▶ TASK DESCRIPTION
Extract everything from the first line through the line with "const positions = [10.2, 30.0, 94.9, 300, 949, 2290];", both ends included, except for any pictures.

▶ ENTRIES PROVIDED

☆ ☆ ☆ ☆ ☆ ☆ ☆

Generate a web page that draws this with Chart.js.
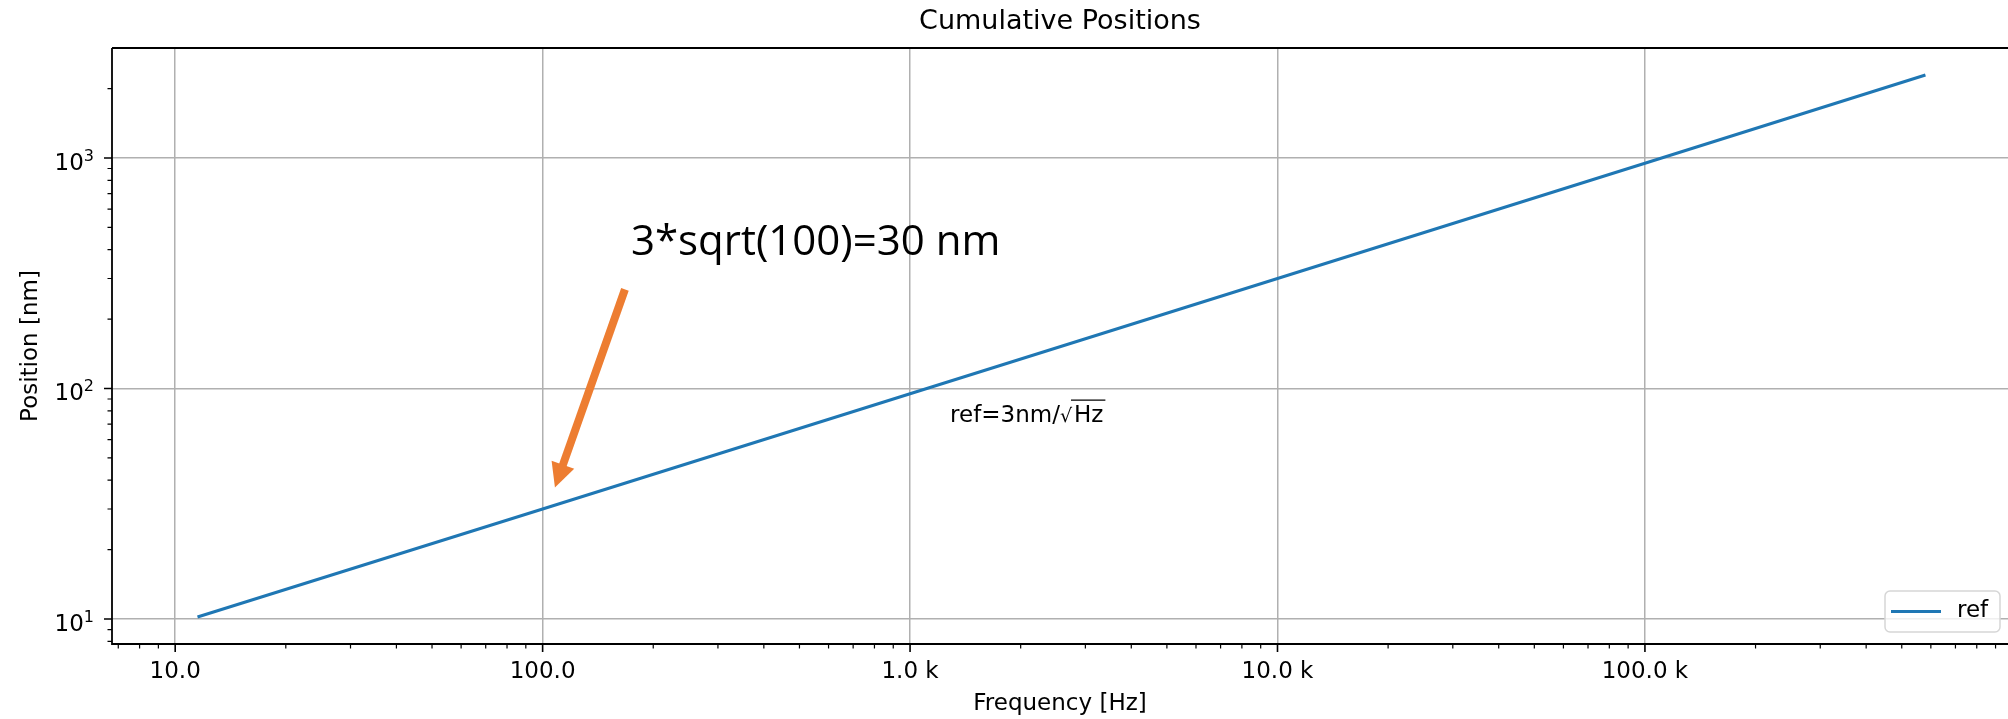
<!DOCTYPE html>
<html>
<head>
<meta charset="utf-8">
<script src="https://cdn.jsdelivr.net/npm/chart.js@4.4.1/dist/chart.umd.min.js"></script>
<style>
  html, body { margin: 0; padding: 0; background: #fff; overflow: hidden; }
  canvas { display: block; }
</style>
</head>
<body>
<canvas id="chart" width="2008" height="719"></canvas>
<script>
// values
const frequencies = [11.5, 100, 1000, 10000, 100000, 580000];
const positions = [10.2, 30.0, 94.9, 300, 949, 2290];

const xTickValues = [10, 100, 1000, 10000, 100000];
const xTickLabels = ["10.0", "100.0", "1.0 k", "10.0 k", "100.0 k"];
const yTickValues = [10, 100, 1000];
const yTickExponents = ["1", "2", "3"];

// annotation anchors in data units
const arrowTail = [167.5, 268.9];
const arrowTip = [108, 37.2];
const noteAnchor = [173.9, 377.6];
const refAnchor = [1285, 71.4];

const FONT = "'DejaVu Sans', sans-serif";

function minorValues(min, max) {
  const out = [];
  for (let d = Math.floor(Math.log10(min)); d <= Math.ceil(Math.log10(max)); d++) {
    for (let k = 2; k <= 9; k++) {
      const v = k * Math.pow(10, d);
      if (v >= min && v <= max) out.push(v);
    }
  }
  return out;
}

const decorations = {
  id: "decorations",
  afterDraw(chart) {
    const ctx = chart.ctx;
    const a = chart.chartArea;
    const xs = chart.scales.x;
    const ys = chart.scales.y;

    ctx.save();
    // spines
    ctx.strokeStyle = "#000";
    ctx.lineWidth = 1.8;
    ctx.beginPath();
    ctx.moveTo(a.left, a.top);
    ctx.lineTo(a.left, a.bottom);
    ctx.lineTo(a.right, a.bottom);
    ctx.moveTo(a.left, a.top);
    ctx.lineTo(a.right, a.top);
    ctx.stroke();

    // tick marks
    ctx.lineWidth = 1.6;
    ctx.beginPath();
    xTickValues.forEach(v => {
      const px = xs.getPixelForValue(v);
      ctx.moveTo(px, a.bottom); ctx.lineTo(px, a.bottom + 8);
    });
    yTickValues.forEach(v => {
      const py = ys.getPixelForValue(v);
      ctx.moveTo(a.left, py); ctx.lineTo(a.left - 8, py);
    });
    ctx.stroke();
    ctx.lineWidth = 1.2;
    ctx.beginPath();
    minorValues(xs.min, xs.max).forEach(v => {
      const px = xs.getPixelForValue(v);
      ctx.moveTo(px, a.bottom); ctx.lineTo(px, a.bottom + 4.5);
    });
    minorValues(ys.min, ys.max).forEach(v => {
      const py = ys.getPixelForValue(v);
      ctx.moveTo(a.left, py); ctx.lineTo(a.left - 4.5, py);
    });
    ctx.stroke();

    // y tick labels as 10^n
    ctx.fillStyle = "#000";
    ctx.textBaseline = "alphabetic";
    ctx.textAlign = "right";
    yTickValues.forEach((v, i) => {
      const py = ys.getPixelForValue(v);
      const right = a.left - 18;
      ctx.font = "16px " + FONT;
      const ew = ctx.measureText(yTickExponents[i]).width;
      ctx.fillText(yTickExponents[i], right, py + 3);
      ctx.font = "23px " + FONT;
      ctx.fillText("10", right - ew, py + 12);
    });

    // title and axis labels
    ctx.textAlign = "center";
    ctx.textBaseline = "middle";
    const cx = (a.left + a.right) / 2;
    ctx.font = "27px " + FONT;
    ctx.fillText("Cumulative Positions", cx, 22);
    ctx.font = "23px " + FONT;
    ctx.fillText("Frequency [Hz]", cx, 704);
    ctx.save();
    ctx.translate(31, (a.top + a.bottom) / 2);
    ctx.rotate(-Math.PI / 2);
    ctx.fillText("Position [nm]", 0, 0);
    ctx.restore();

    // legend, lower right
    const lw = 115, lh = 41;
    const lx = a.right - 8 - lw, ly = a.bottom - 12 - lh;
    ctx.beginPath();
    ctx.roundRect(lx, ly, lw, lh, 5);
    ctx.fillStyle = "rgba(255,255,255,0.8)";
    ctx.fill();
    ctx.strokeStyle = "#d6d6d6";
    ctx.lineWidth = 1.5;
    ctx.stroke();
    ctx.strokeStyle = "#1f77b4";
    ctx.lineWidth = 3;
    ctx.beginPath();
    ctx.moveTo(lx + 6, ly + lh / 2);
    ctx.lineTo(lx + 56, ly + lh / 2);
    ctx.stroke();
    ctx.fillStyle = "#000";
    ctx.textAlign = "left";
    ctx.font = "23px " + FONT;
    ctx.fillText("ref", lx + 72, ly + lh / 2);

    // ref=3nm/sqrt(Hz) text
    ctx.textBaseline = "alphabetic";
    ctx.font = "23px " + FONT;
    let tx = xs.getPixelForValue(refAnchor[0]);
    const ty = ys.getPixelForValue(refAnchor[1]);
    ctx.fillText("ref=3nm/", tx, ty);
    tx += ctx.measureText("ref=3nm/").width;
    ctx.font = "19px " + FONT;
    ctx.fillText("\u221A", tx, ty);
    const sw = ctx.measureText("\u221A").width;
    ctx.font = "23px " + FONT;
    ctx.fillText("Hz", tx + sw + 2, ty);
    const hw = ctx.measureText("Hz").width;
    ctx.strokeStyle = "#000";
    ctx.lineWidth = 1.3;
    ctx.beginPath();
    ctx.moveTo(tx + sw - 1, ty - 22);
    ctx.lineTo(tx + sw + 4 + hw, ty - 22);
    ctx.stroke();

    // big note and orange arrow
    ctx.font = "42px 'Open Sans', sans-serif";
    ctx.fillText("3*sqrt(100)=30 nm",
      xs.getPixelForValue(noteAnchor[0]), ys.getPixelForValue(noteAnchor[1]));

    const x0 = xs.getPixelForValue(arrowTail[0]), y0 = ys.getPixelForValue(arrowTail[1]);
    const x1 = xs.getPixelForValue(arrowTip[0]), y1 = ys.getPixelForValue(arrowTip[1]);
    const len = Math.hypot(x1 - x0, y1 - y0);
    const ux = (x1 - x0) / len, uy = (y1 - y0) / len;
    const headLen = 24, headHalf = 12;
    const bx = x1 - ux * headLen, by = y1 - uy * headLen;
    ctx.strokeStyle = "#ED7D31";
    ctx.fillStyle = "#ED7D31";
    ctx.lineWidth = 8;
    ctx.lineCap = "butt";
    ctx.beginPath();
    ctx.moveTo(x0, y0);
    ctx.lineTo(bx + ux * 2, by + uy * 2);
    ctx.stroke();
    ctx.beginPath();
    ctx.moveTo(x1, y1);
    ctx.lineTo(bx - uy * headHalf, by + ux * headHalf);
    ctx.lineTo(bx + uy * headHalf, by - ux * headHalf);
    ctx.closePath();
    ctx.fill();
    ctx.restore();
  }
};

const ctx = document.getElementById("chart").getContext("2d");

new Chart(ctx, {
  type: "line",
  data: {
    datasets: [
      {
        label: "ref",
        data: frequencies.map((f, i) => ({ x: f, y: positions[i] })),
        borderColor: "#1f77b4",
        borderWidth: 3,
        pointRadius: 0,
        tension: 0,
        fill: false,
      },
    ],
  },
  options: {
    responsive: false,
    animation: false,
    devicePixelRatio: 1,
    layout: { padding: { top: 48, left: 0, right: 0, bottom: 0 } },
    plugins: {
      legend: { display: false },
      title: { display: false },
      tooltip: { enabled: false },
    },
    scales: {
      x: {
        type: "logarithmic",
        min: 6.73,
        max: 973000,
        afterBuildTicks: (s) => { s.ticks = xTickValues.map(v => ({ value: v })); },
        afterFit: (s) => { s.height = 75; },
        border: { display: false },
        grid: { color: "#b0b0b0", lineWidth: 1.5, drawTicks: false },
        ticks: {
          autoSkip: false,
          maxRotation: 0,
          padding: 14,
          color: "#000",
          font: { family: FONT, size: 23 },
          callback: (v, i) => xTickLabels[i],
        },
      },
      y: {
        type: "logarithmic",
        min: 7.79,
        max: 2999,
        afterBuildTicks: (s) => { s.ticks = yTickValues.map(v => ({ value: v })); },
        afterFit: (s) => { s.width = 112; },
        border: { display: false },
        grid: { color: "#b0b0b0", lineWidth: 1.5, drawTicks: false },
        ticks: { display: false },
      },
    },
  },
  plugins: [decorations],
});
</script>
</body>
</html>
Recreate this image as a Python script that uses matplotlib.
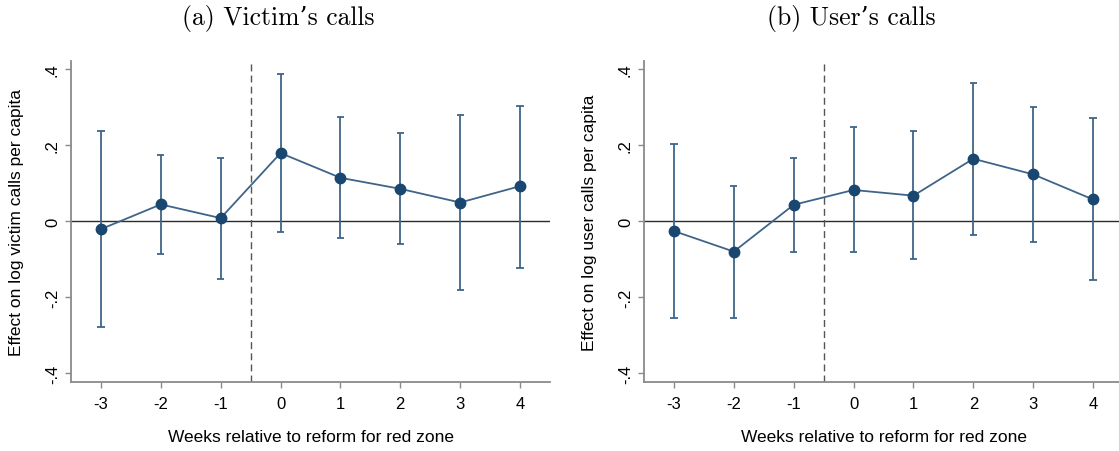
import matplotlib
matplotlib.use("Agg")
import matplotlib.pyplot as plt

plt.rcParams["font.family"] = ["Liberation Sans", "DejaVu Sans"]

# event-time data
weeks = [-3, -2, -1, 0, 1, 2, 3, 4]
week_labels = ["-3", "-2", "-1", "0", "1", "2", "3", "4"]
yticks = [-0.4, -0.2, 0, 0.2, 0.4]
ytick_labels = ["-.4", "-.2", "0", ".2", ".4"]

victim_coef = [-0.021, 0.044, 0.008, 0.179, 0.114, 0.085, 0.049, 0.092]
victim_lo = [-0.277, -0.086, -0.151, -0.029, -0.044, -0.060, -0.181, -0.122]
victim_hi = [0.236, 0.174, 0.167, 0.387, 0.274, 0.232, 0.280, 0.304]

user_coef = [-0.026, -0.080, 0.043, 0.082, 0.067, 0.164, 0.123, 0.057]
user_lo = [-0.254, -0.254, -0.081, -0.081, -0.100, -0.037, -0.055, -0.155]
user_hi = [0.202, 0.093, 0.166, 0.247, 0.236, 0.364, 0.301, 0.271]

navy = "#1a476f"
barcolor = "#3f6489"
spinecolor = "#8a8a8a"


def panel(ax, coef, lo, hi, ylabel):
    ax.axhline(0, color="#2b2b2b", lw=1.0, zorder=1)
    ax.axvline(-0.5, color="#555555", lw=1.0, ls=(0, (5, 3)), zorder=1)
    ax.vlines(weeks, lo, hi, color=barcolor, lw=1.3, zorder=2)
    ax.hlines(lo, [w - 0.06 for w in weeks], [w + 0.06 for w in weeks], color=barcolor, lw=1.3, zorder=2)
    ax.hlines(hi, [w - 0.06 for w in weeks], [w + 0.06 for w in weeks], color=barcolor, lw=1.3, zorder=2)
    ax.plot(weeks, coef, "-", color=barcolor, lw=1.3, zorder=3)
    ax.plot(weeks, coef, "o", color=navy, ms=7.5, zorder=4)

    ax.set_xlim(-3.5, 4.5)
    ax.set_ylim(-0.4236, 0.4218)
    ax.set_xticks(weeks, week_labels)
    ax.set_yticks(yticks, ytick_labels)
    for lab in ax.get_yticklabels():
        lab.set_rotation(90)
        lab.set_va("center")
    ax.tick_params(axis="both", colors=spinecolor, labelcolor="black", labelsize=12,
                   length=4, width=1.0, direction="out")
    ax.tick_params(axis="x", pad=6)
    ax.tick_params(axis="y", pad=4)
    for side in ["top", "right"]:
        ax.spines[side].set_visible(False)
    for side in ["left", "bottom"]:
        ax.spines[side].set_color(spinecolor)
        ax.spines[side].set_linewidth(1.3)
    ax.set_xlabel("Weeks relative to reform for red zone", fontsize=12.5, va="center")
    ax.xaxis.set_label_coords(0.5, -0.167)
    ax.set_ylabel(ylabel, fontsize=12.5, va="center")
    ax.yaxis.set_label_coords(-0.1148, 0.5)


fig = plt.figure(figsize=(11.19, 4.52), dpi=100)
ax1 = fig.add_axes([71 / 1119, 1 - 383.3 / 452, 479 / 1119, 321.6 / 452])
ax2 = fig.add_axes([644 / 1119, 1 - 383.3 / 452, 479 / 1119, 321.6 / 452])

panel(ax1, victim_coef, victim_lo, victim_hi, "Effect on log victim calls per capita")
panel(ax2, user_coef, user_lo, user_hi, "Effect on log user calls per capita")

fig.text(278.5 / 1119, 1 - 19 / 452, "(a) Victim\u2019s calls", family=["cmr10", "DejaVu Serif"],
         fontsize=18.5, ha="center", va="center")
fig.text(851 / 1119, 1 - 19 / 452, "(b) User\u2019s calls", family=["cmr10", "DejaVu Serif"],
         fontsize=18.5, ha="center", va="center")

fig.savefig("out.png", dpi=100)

☆ ☆ ☆ ☆ ☆ ☆ ☆

▶ TASK ANSWER
Generate a web page that draws this with Chart.js.
<!DOCTYPE html>
<html>
<head>
<meta charset="utf-8">
<script src="https://cdn.jsdelivr.net/npm/chart.js@4.4.1/dist/chart.umd.min.js"></script>
<style>
  html, body { margin: 0; padding: 0; background: #fff; overflow: hidden; }
  canvas { display: block; }
</style>
</head>
<body>
<canvas id="chart" width="2008" height="719"></canvas>
<script>
// values
const frequencies = [11.5, 100, 1000, 10000, 100000, 580000];
const positions = [10.2, 30.0, 94.9, 300, 949, 2290];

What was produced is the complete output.